The following is from "Guide to Abstract Algebra, 1st Ed, Whitehead"
Prove that if $G = \langle a \rangle$ is a finite cyclic group of order $n$ then the order of every element of $G$ is a divisor of $n$.
Question: Is the following correct?
I am self-teaching so do miss some key arguments required in apparently simple proofs.
My solution:
The finite cyclic group has order $n$, which means $a^n = e$, the identity element, where $a \in G$.
We construct $a^{jk} = e$, where $jk=n$, for integers $j,k$.
That is, $(a^j)^k = e.$
So the order of $a^j$ is $k$, and $k$ is a divisor of $n$, our objective.
What is left to show is that $a^j$ generates all elements of $G$. We can say it does because $1 \leq j \leq n$ generates all the elements within the first cycle of $G$.
You might need to be clearer about where you start and what follows. You want to startt with an arbitrary element $b\in\langle a\rangle$, which can be represented by $b=a^j$ for some $1\le j\le n$, that at least is correct. But why would $j$ necessarily be a divisor of $n$? In general this is not true. But the statement "find $k$, such that $jk=n$" presumes, that $j$ must be a divisor of $n$. So no, I don't see how this is a full solution. If $j$ does divide $n$, then yes, you found a $k$, that satisfies the condition. But is it the least $k$? That is also required to be shown.
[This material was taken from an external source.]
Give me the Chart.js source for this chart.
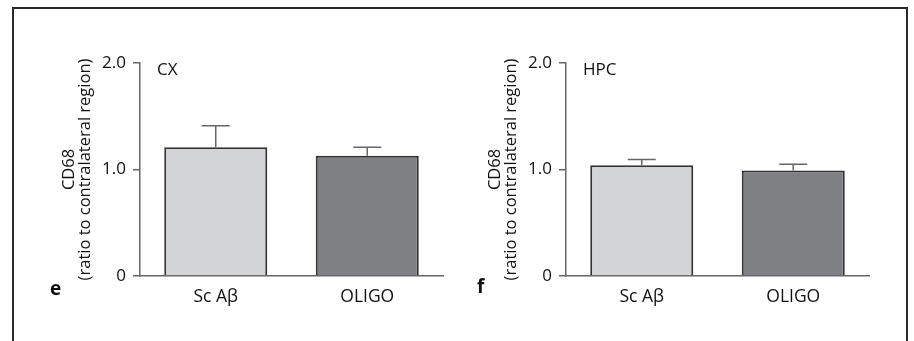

I'd say you're not done here.
Instead, let's begin with an arbitrary element $b\in\langle a\rangle$. Then $b$ can be written as a power of $a$ as follows: $b=a^j$ for some fixed $j\le n$. Let's call $k$ the order $b$, i.e. $k$ is the smallest positive integer such that $b^k=e$. We want to know how $k$ relates to $n$. Here we will apply the most useful concept for this proof: Euclidean Division, i.e. division with a remainder. We can always divide $n$ by $k$ with a remainder $r$ that satisfies $0\le r<k$. We know that there is some integer $p$ such that $$n=pk+r.$$ On the other hand we can also divide $jk$ by $n$ with a remainder to find some integer $q$ and some $0\le R<n$ such that $$jk=qn+R.$$ From here we want to use the fact that $n$ is the smallest integer the makes $a^n=e$ true (in particular $R$ can only satisfy $a^R=e$ if $R=0$, since it is smaller than $n$), and also the fact that $k$ is the smallest integer such that $b^k=e$ (and again $b^r=e$ only if $r=0$). Can you see a way to argue that uses both facts and shows that $k$ divides $n$? What would need to be true for $k$ to divide $n$?
Let me know if you needs more clarifications.